そんなことを思ったのは他でもない。南アフリカにおける研究結果が、世界的に権威のある学術誌に発表されたからだ。
論文の題は「The Commercialisation of Assassination: Hits and Contract Killing in South Africa 2000-2015」(暗殺の商業化:2000年ー2015年の南アフリカにおける暗殺と契約殺人)。掲載された学術誌は「African Affairs」。ロンドンに本部がある「
ロイヤル・アフリカン・アカデミー」(Royal African Academy)の季刊誌で、
オックスフォード大学出版局(Oxford University Press)が発行している。

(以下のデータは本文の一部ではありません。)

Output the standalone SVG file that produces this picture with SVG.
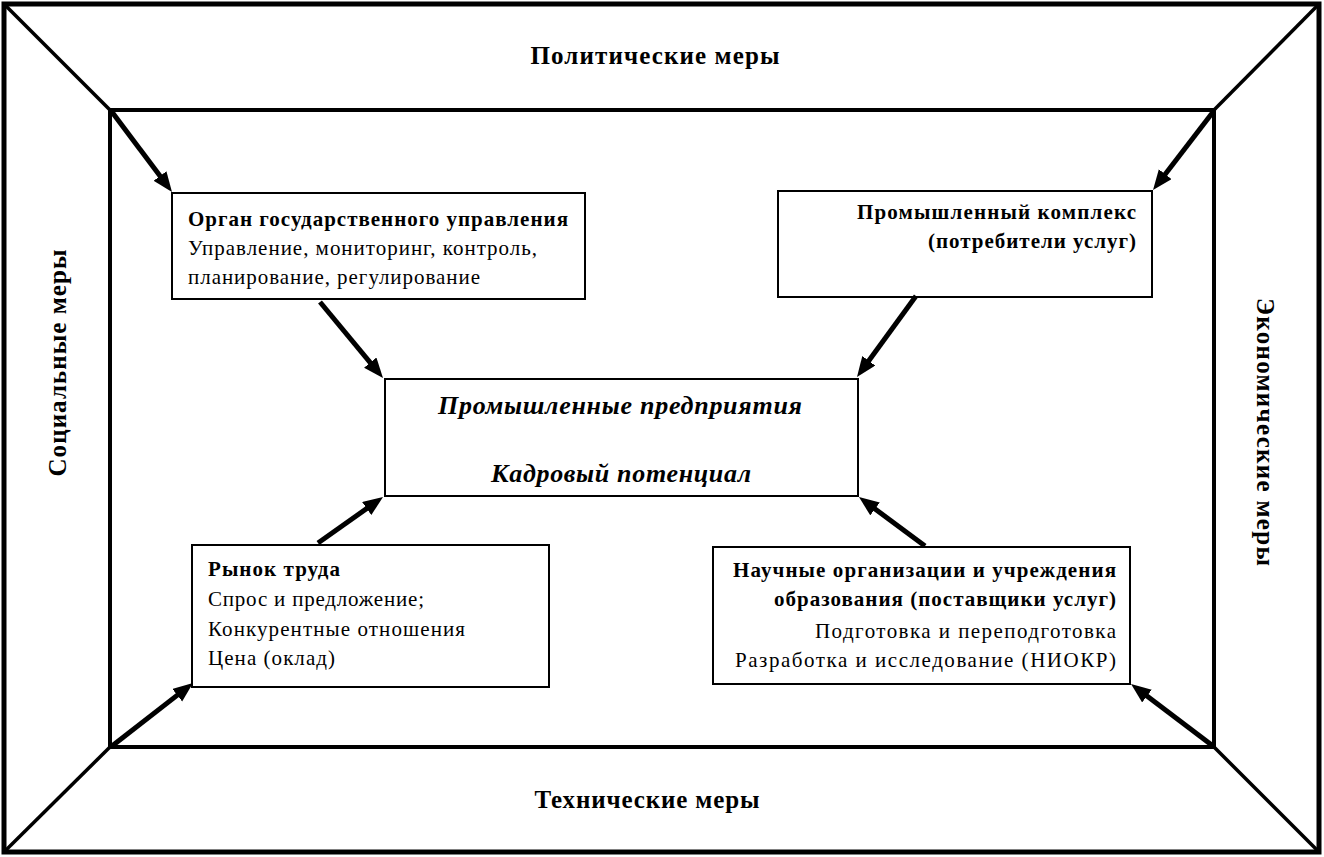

ケープタウン大学(University of Cape Town)の
マーク・ショー(Mark Shaw)教授と博士課程の学生
キム・トーマス(Kim Thomas)が分析に使ったのは「
メディア」。
2000年から2015年までの16年間に報道された、暗殺や暗殺未遂1000件以上のデータベースを作成したのだ。もちろん、誰にも知られず殺され、報道されなかったケースも数多くあるだろう。
アパルトヘイト時代の南アでは、暗殺や契約殺人は珍しいものではなかった。アパルトヘイト政府が解放運動の活動家を殺害しただけでなく、解放運動内部でも、「問題」と見なされたり、政府のスパイと疑われたりして殺された人がたくさんいる。いずれにせよ、
アパルトヘイト時代の暗殺の多くは、政治を動機とした、組織によるものだった。
それが変わったのは1994年。アパルトヘイトが終わり、民主総選挙が行われ、アフリカ民族会議(ANC)が政権を取ってからのことだ。イデオロギーの違いを原因とした政治組織による暗殺から、
個人が政治的経済的利益を得るために殺し屋を雇うことに変化したのだ。そして、
人を使って殺することで問題を解決しようとする事例が、近年増えているという。